Parker Cates learned that full well after marrying the Oglesbys’ daughter Sue. Cates told his story of driving from Atlanta to Effingham on seven straight Saturdays to help his father-in-law with a building project.

Cates said he would drive for three hours, arrive in Effingham at 7 a.m. and work alongside Oglesby all day. Once the skies turned dark, Oglesby simply pulled out portable lights so they could keep working.

“He’s still wanting to go — but that’s the way he is,” Cates said. “The man never gives up, never gives out.”

Because Oglesby routinely shows that type of commitment, Megan Thompson called him “an inspiration.” Thompson, the president of Habitat of Effingham’s board of directors, held Oglesby’s hand and smiled as she spoke to the audience.

Thompson referenced her Bible study of Exodus chapter 38, which includes Bezalel building the first temple following the Exodus. Bezalel is described in the Bible as a skilled craftsman filled with the spirit of God.

“As I was reading that book, I was thinking of my buddy — the man who started Habitat in Effingham County,” Thompson said. “Before he was building houses for people who need homes, he was building churches. He retires from building, and he keeps building.”

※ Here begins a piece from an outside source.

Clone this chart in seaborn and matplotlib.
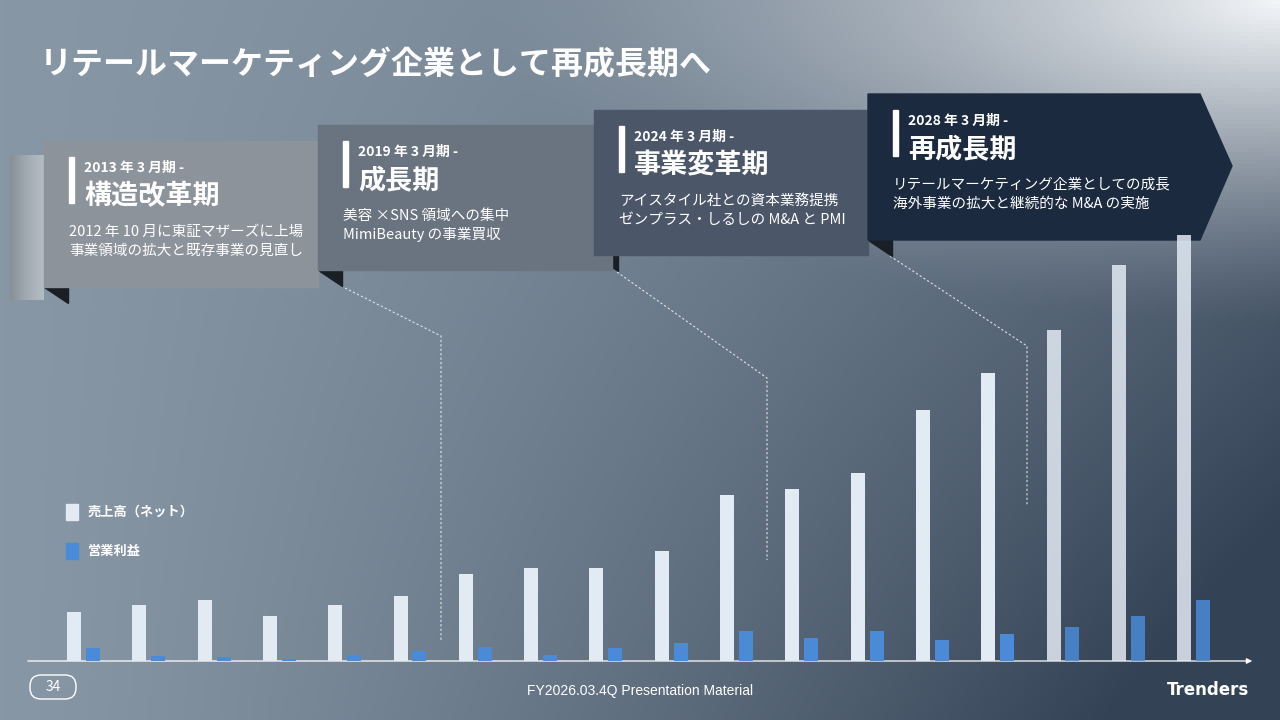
import matplotlib.pyplot as plt
import matplotlib.patches as mpatches
import seaborn as sns
import numpy as np
import pandas as pd

# bar values (pixel heights, arbitrary units)
periods = [f"P{i}" for i in range(1, 19)]
sales = [49, 56, 61, 45, 56, 65, 87, 93, 93, 110, 166, 172, 188, 251, 288, 331, 396, 426]
op_profit = [13, 5, 4, 2, 6, 10, 14, 6, 13, 18, 30, 23, 30, 21, 27, 34, 45, 61]
series_names = ["売上高（ネット）", "営業利益"]

phase_dates = ["2013 年 3 月期 -", "2019 年 3 月期 -", "2024 年 3 月期 -", "2028 年 3 月期 -"]
phase_names = ["構造改革期", "成長期", "事業変革期", "再成長期"]
phase_notes = [["2012 年 10 月に東証マザーズに上場", "事業領域の拡大と既存事業の見直し"],
               ["美容 ×SNS 領域への集中", "MimiBeauty の事業買収"],
               ["アイスタイル社との資本業務提携", "ゼンプラス・しるしの M&A と PMI"],
               ["リテールマーケティング企業としての成長", "海外事業の拡大と継続的な M&A の実施"]]

sns.set_theme(style="white")
plt.rcParams['font.family'] = ['Noto Sans CJK JP', 'DejaVu Sans']

W, H = 1280, 720
fig = plt.figure(figsize=(12.8, 7.2), dpi=100)

# background gradient
bg = fig.add_axes([0, 0, 1, 1])
xx, yy = np.meshgrid(np.linspace(0, 1, 320), np.linspace(0, 1, 180))
left = np.array([136, 151, 165]) / 255
right = np.array([52, 66, 86]) / 255
t = np.clip(xx ** 1.3 * (0.45 + 0.75 * yy), 0, 1)[..., None]
img = left * (1 - t) + right * t
d = np.sqrt(((xx - 1.0) * 1.6) ** 2 + (yy * 2.2) ** 2)
glow = np.clip(1 - d, 0, 1)[..., None] ** 1.4
img = img * (1 - glow) + np.array([0.95, 0.96, 0.97]) * glow
bg.imshow(img, extent=[0, W, H, 0], aspect="auto")
bg.set_xlim(0, W)
bg.set_ylim(H, 0)
bg.axis("off")

# left glow strip
strip = np.linspace(0.45, 0.85, 40)[None, :].repeat(10, 0)
bg.imshow(strip, extent=[10, 44, 300, 155], cmap="Greys_r", vmin=0, vmax=1, alpha=0.45, aspect="auto")

# phase boxes
boxes = [(44, 141, 274, 146, "#8d939b"), (318, 125, 294, 145, "#6a7480"),
         (594, 110, 274, 145, "#4b5668"), (868, 94, 332, 146, "#1b2a3f")]
for i, (x, y, w, h, c) in enumerate(boxes):
    bg.add_patch(mpatches.Polygon([(x, y + h), (x + 24, y + h), (x + 24, y + h + 16)], closed=True,
                                  color="#1a1f26", zorder=2))
    if i == 3:
        bg.add_patch(mpatches.Polygon([(x, y), (x + w, y), (x + w + 32, y + 72), (x + w, y + h), (x, y + h)],
                                      closed=True, color=c, zorder=3))
    else:
        bg.add_patch(mpatches.Rectangle((x, y), w, h, color=c, zorder=3))
    bg.add_patch(mpatches.Rectangle((x + 25, y + 16), 5, 46, color="white", zorder=4))
    bg.text(x + 40, y + 27, phase_dates[i], color="white", fontsize=10, fontweight="bold", va="center", zorder=5)
    bg.text(x + 40, y + 55, phase_names[i], color="white", fontsize=19.5, fontweight="bold", va="center", zorder=5)
    for j, line in enumerate(phase_notes[i]):
        bg.text(x + 25, y + 91 + j * 19, line, color="white", fontsize=10.5, va="center", zorder=5)

# dashed leader lines
for (x0, y0, x1, y1, y2) in [(345, 288, 441, 336, 640), (617, 272, 767, 378, 560), (890, 256, 1027, 346, 505)]:
    bg.plot([x0, x1, x1], [y0, y1, y2], color="white", lw=0.8, ls=(0, (2, 2)), alpha=0.8, zorder=1)

# title, legend, footer
bg.text(40, 65, "リテールマーケティング企業として再成長期へ", color="white", fontsize=23, fontweight="bold", va="center")
for k, (name, c) in enumerate(zip(series_names, ["#e2eaf4", "#4a8ad6"])):
    bg.add_patch(mpatches.Rectangle((66, 504 + 39 * k), 12, 16, color=c))
    bg.text(88, 512 + 39 * k, name, color="white", fontsize=9.5, fontweight="bold", va="center")
bg.annotate("", xy=(1255, 661), xytext=(25, 661),
            arrowprops=dict(arrowstyle="-|>", color="white", lw=0.9, mutation_scale=8))
bg.add_patch(mpatches.FancyBboxPatch((30, 675), 46, 24, boxstyle="round,pad=0,rounding_size=11",
                                     fill=False, ec="white", lw=1))
bg.text(53, 687, "34", color="white", fontsize=10, ha="center", va="center")
bg.text(640, 691, "FY2026.03.4Q Presentation Material", color="white", fontsize=10, ha="center", va="center",
        family=["Liberation Sans", "DejaVu Sans"])
bg.text(1208, 690, "Trenders", color="white", fontsize=12, fontweight="bold", ha="center", va="center",
        family="DejaVu Sans")

# bars
df = pd.DataFrame({"period": periods * 2, "value": sales + op_profit,
                   "series": [series_names[0]] * 18 + [series_names[1]] * 18})
ax = fig.add_axes([0, (H - 661) / H, 1, 661 / H])
sns.barplot(data=df, x="period", y="value", hue="series", ax=ax, width=0.58, gap=0.26,
            palette=["#e2eaf4", "#4a8ad6"], saturation=1, legend=False, linewidth=0)
ax.set_xlim(-83.5 / 65.3, (W - 83.5) / 65.3)
ax.set_ylim(0, 661)
ax.patch.set_alpha(0)
ax.axis("off")
# fade the last three bars slightly
for p in ax.patches[15:18] + ax.patches[33:36]:
    p.set_alpha(0.85)

plt.savefig("out.png", dpi=100)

For Zettler, a different Bible verse comes to mind when he thinks about Oglesby. Zettler said his friend epitomizes Philippians 4:13 — “I can do all things through Christ who strengthens me” – because Oglesby’s “life is built on the Lord.”

“That’s the kind of man that Mr. Morris is,” Zettler said. “That’s the kind of man that we all need to be.”

As his father was being showered with praise, Webby pointed out, “He’s not a perfect man, of course. None of us are.

“But,” he added, “when I think about a man that I would want to walk in his footsteps, it’s my dad.”